Ultimate goal – 50,000 words.
Daily goal – 1,667 words
Goal total so far – 20,004 words
Words written today – 1,862
Words written so far – 16,591 words
Words to goal – -3,413
“Game shows are designed to make us feel better about the random, useless facts that are all we have left of our education.”
― Chuck Palahniuk, Invisible Monsters
As I committed the other day I am doing Nanowrimo – the National Novel Writing Month this November – writing a 50,000 word (small) novel in a month. Not necessary a good novel, or even a readable novel, but one of 50K words.
Didn’t know if I could get anything written today. I was extremely tired after work, but took a nap and sat at my writing machine and hammered out a bit more than my daily goal.
Wasn’t sure what to write, so I typed out some dialog between two characters sitting in a hotel room. I find that random dialog is a good way to fill out word counts, simply imagine the two characters in some normal (or not-so-normal) situation and think what they would say to each other. It isn’t Tarantino quality dialog, but eventually you discover the personalities of the characters and sometimes they say something interesting, sometimes they say something unexpected. I started with them looking at the television in a cheap hotel room and talking about the game show that is on.
Snippet of what I wrote:
“What show is that?” asked Bernard.
“Price is Right,” said Willard.
“What’s the point?”
“What? of us watching?”
“No, I know there is no point in us watching. I mean what’s the point of the game? What are all those idiots doing?”

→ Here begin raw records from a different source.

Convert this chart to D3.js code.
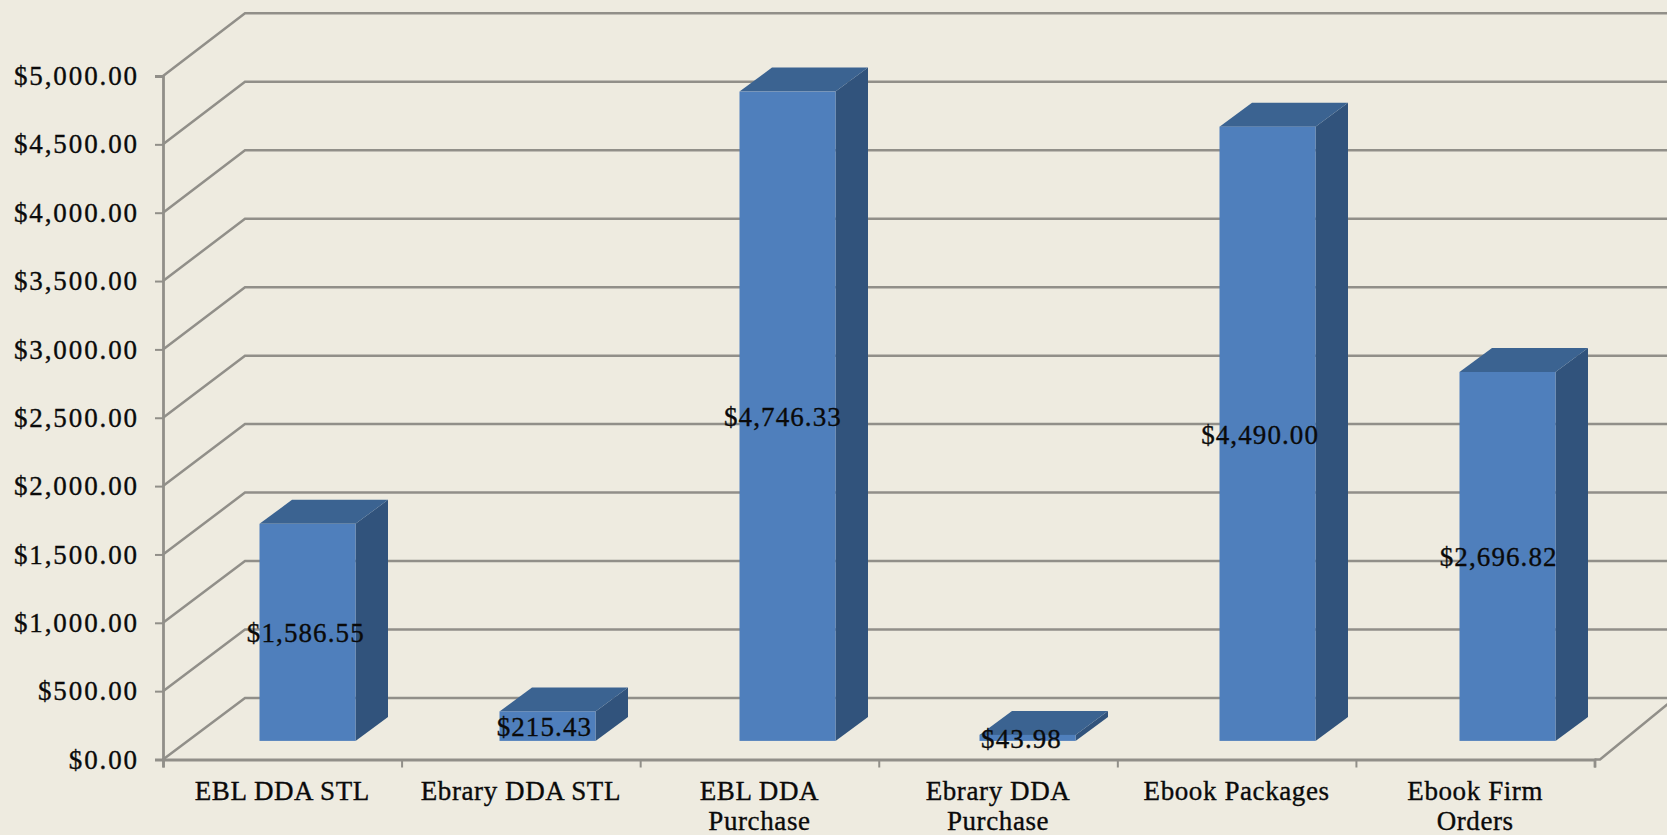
<!DOCTYPE html>
<html>
<head>
<meta charset="utf-8">
<script src="https://d3js.org/d3.v7.min.js"></script>
<style>
html, body { margin: 0; padding: 0; background: #eeebe0; overflow: hidden; }
svg { display: block; }
text { font-family: "Liberation Serif", serif; fill: #0a0a0a; stroke: #0a0a0a; stroke-width: 0.35px; }
</style>
</head>
<body>
<div id="chart"></div>
<script>
const categories = ['EBL DDA STL', 'Ebrary DDA STL', 'EBL DDA Purchase', 'Ebrary DDA Purchase', 'Ebook Packages', 'Ebook Firm Orders'];
const categoryLines = [['EBL DDA STL'], ['Ebrary DDA STL'], ['EBL DDA', 'Purchase'], ['Ebrary DDA', 'Purchase'], ['Ebook Packages'], ['Ebook Firm', 'Orders']];
const spend = [1586.55, 215.43, 4746.33, 43.98, 4490.00, 2696.82];
const yTicks = [0, 500, 1000, 1500, 2000, 2500, 3000, 3500, 4000, 4500, 5000];

const W = 1667, H = 835;
const left = 163, right = 1594.5, top5k = 76, bottom0 = 759.5;
// 3d offsets: back wall, bar depth, where the bars sit on the floor
const wallDx = 82, barDx = 32.5, barDy = -24, gapDx = 24.5;
const floorGap = 5.5, floorDx = 75;

const gridColor = '#918f89';
const fmt = d3.format('$,.2f');

const svg = d3.select('#chart').append('svg').attr('width', W).attr('height', H);

// bars step a little wider than the axis ticks in the original
const x = d3.scaleBand().domain(categories).range([left, left + 1440]).paddingInner(0.6).paddingOuter(0.3);
const xEdge = d3.scaleLinear().domain([0, categories.length]).range([left, right]);
const y = d3.scaleLinear().domain([0, 5000]).range([bottom0, top5k]);
// perspective: back wall and bar plane have their own vertical scales
const yBack = d3.scaleLinear().domain([0, 5000]).range([698, 13.3]);
const yBar = d3.scaleLinear().domain([0, 5000]).range([740.9, 56.9]);

// walls
const grid = svg.append('g');
grid.selectAll('path').data(yTicks).join('path')
    .attr('d', d => `M${left},${y(d)}L${left + wallDx},${yBack(d)}L${right + wallDx},${yBack(d)}`)
    .attr('fill', 'none').attr('stroke', gridColor).attr('stroke-width', 2.5);
grid.append('path')
    .attr('d', `M${right},${bottom0}L${right + floorGap},${bottom0}L${right + floorGap + floorDx},${yBack(0)}`)
    .attr('fill', 'none').attr('stroke', gridColor).attr('stroke-width', 2.5);

// axes
const yAxis = svg.append('g').attr('transform', `translate(${left},0)`)
    .call(d3.axisLeft(y).tickValues(yTicks).tickSize(8).tickPadding(16).tickFormat(fmt));
const xAxis = svg.append('g').attr('transform', `translate(0,${bottom0})`)
    .call(d3.axisBottom(xEdge).ticks(categories.length).tickSize(8).tickFormat(''));
[yAxis, xAxis].forEach(a => {
    a.selectAll('.domain').attr('stroke', gridColor).attr('stroke-width', 2.8);
    a.selectAll('.tick line').attr('stroke', gridColor).attr('stroke-width', 2);
});
yAxis.selectAll('text').attr('font-size', 27).style('font-family', '"Liberation Serif", serif')
    .style('letter-spacing', '1.9px').attr('fill', '#0a0a0a');

// bars
const bars = svg.append('g').selectAll('g').data(categories).join('g');
function corners(c, i) {
    return { x0: x(c) + gapDx, x1: x(c) + x.bandwidth() + gapDx, y0: yBar(0), y1: yBar(spend[i]) };
}
bars.append('path').attr('fill', '#31537c').attr('d', (c, i) => {
    const b = corners(c, i);
    return `M${b.x1},${b.y0}L${b.x1 + barDx},${b.y0 + barDy}L${b.x1 + barDx},${b.y1 + barDy}L${b.x1},${b.y1}Z`;
});
bars.append('path').attr('fill', '#3b6391').attr('d', (c, i) => {
    const b = corners(c, i);
    return `M${b.x0},${b.y1}L${b.x0 + barDx},${b.y1 + barDy}L${b.x1 + barDx},${b.y1 + barDy}L${b.x1},${b.y1}Z`;
});
bars.append('rect').attr('fill', '#4f7fbc')
    .attr('x', (c, i) => corners(c, i).x0).attr('y', (c, i) => corners(c, i).y1)
    .attr('width', x.bandwidth()).attr('height', (c, i) => corners(c, i).y0 - corners(c, i).y1);

// value labels on top of everything, these follow the tick step not the bars
svg.append('g').selectAll('text').data(categories).join('text')
    .attr('text-anchor', 'middle').attr('dominant-baseline', 'central').attr('font-size', 27)
    .style('letter-spacing', '1.1px')
    .attr('x', (c, i) => xEdge(i + 0.5) + gapDx - 1)
    .attr('y', (c, i) => (corners(c, i).y0 + corners(c, i).y1) / 2 + 1)
    .text((c, i) => fmt(spend[i]));

// category labels
const catLabels = svg.append('g').selectAll('text').data(categories).join('text')
    .attr('text-anchor', 'middle').attr('font-size', 27).style('letter-spacing', '0.6px');
catLabels.selectAll('tspan').data((c, i) => categoryLines[i].map(t => ({ t, i }))).join('tspan')
    .attr('x', d => xEdge(d.i + 0.5))
    .attr('y', (d, j) => 800 + j * 30)
    .text(d => d.t);
</script>
</body>
</html>
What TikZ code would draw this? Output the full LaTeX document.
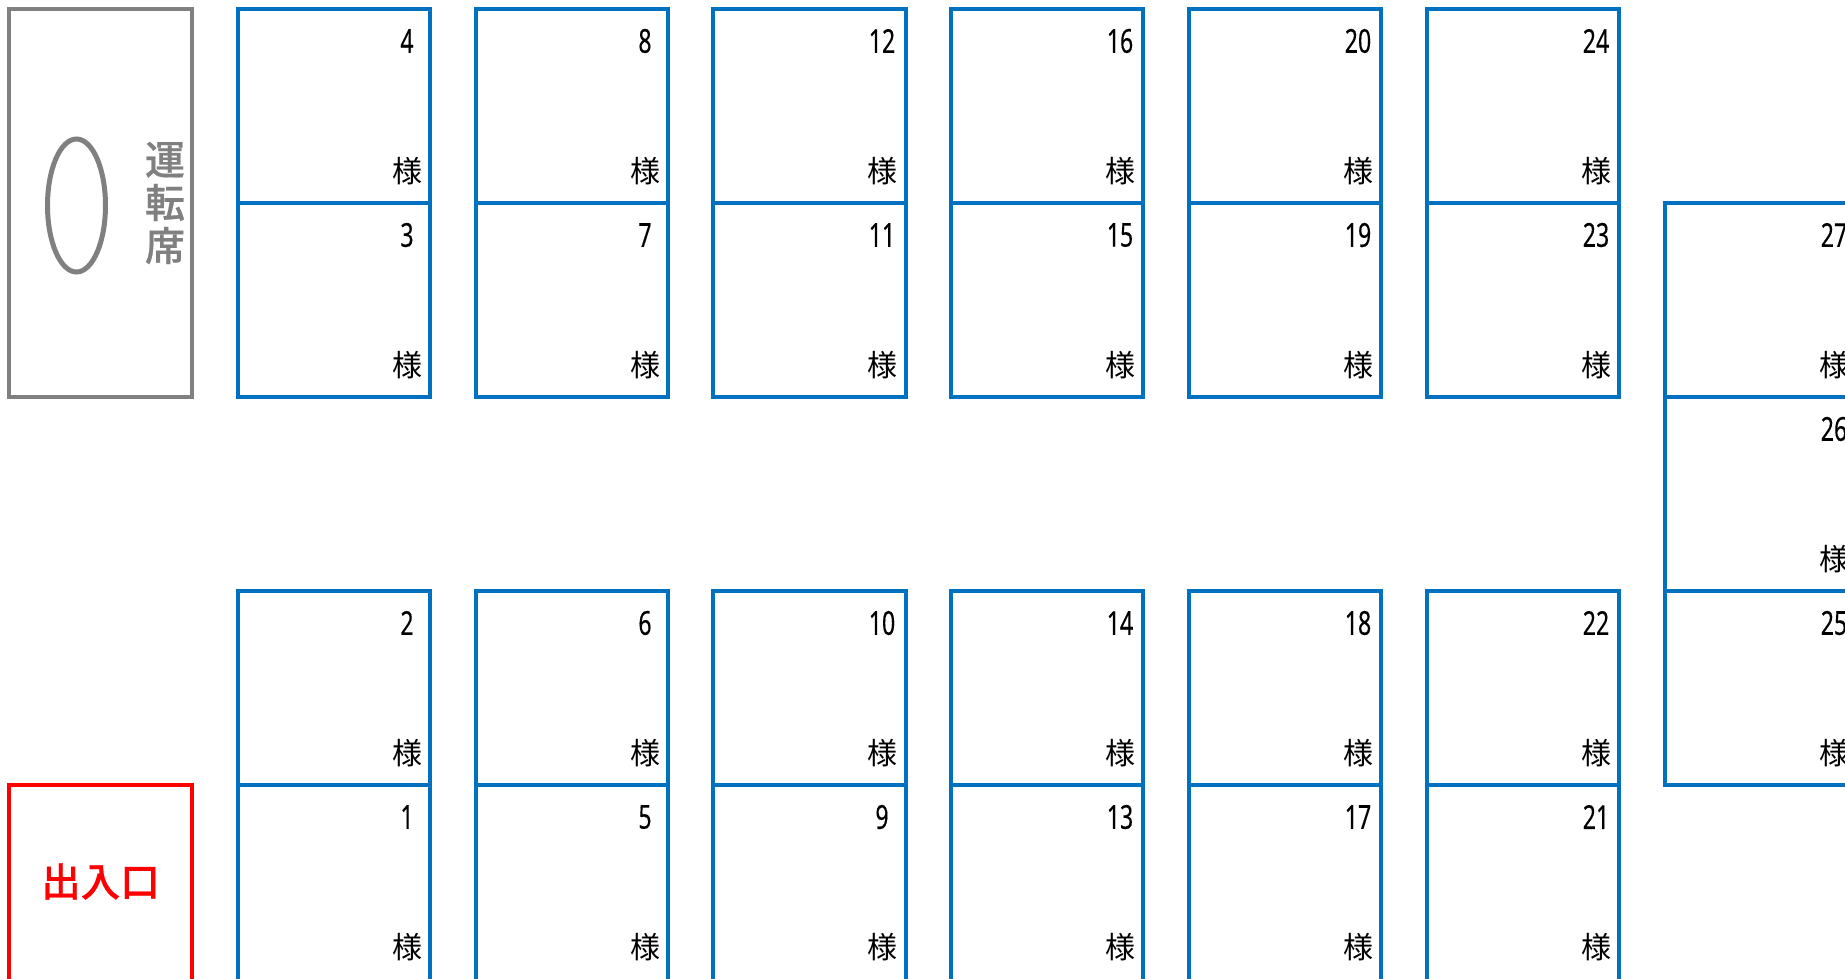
\documentclass[tikz,border=0pt]{standalone}
\usepackage{fontspec}
\usetikzlibrary{calc,shapes.geometric}
\newfontfamily\cjkfont{Noto Sans CJK JP}
\newfontfamily\cjkmed{Noto Sans CJK JP Medium}[FakeBold=0.5]
\newfontfamily\numfont{Noto Sans}[FakeStretch=0.7,FakeBold=0.25]
\definecolor{seatblue}{HTML}{0070C0}
\definecolor{drivergray}{HTML}{808080}
\tikzset{
  seatbox/.style={draw=seatblue,line width=4.2pt,rectangle,minimum width=192pt,minimum height=194pt,inner sep=0pt,outer sep=0pt},
  numlabel/.style={font=\numfont\fontsize{33pt}{33pt}\selectfont,text=black,inner sep=0pt},
  samalabel/.style={font=\cjkfont\fontsize{30pt}{30pt}\selectfont,text=black,inner sep=0pt},
  areabox/.style={line width=4.2pt,rectangle,inner sep=0pt,outer sep=0pt,minimum width=183pt}
}
\newcommand{\seat}[4]{% left x, top y, number, box width
  \node[seatbox,minimum width=#4pt,anchor=north west] (s#3) at (#1,#2) {};
  \node[numlabel] (n#3) at ($(s#3.north west)+(169,32)$) {#3};
  \node[samalabel] (y#3) at ($(s#3.north west)+(169,162.5)$) {様};
}
\begin{document}
\begin{tikzpicture}[x=1pt,y=-1pt]
\useasboundingbox (0,0) rectangle (1845,978);
\clip (0,0) rectangle (1845,978);
\fill[white] (0,0) rectangle (1845,978);
% driver area
\node[areabox,draw=drivergray,anchor=north west,minimum height=388pt] (driver) at (9,9) {};
\node[draw=drivergray,line width=5pt,ellipse,minimum width=58pt,minimum height=133pt,inner sep=0pt,outer sep=0pt] (wheel) at (76.5,205.5) {};
\node[text=drivergray,font=\cjkmed\fontsize{40pt}{43pt}\selectfont,align=center,inner sep=0pt] (drivertext) at (165,203) {運\\転\\席};
% entrance
\node[areabox,draw=red,anchor=north west,minimum height=210pt] (door) at (9,785) {};
\node[text=red,font=\cjkmed\fontsize{39.5pt}{39.5pt}\selectfont,inner sep=0pt] (doortext) at (100.5,881.5) {出入口};
% seats
\foreach \x/\w [count=\i from 0] in {238/192,476/192,713/193,951/192,1189/192,1427/192}{
  \pgfmathtruncatemacro{\a}{4*\i+1}
  \pgfmathtruncatemacro{\b}{4*\i+2}
  \pgfmathtruncatemacro{\c}{4*\i+3}
  \pgfmathtruncatemacro{\d}{4*\i+4}
  \begin{scope}[seatbox/.append style={minimum height=210pt}]
    \seat{\x}{785}{\a}{\w}
  \end{scope}
  \seat{\x}{591}{\b}{\w}
  \seat{\x}{203}{\c}{\w}
  \seat{\x}{9}{\d}{\w}
}
\seat{1665}{591}{25}{192}
\seat{1665}{397}{26}{192}
\seat{1665}{203}{27}{192}
\end{tikzpicture}
\end{document}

“That guy picks one of those old biddies and then the woman tries to guess how much shit costs and if they get close enough they get to take it home.”
“Man, that’s lame. I guess those old women have spent their whole life buying shit and must know a lot about how much it costs. Hey, what’s to keep them from looking it up on Amazon… like from their phones?”
“I don’t think they would allow that. Besides it’s MSRP… ‘Manufacturer’s Suggested Retail Price.’ I think Amazon sells it cheaper, so that wouldn’t help much. It’s a real ripoff anyway. The companies’ give the crap to the show for free, for advertising, so it doesn’t cost them squat – they’re giving away free shit. Plus the poor saps that win it have to pay income tax. They have to pay to take away a bunch of free crap they never wanted in the first place.”
“Are you sure? That seems really stupid.”
“Yeah I’m sure. And it is really stupid.”
“Well, then why do you watch it?”
“I don’t usually, but there’s nothing else. Besides it makes me feel better. I may be a hopeless loser, but at least I’m not as bad as all those dumb assholes.”
“Hey, that guy doesn’t look right. I remember my mom watching this, isn’t that guy supposed to be Monte Hall?”
“No, Monte Hall was on ‘Let’s Make a Deal,’ another show… though it’s kinda like this one. You’re thinking about Bob Barker, and he’s not on it anymore. That guy’s Drew Carey.”
“Bob Barker? Yeah… I remember. Didn’t he get in a fight with that actor dude… Sandler? Adam Sandler?”
“Bob Barker and Adam Sandler? No, they were in a fight in that golf movie, ‘Happy Gilmore,’ but not in real life,” said Willard.
“You sure seem to know a lot about this stupid shit,” said Bernard.
“I’ve had a lot of spare time during the day,” said Willard. “So have you.”
They both let out a long rolling chuckle.
“Yeah,” said Bernard, “I guess the two of us share a strong dislike of going to work, don’t we?”
“Nobody likes going to work.”
“But not too many hate it and avoid it as strongly as we do. The two of us work harder at avoiding work than anybody I know.”
“That is a true statement,” said Willard.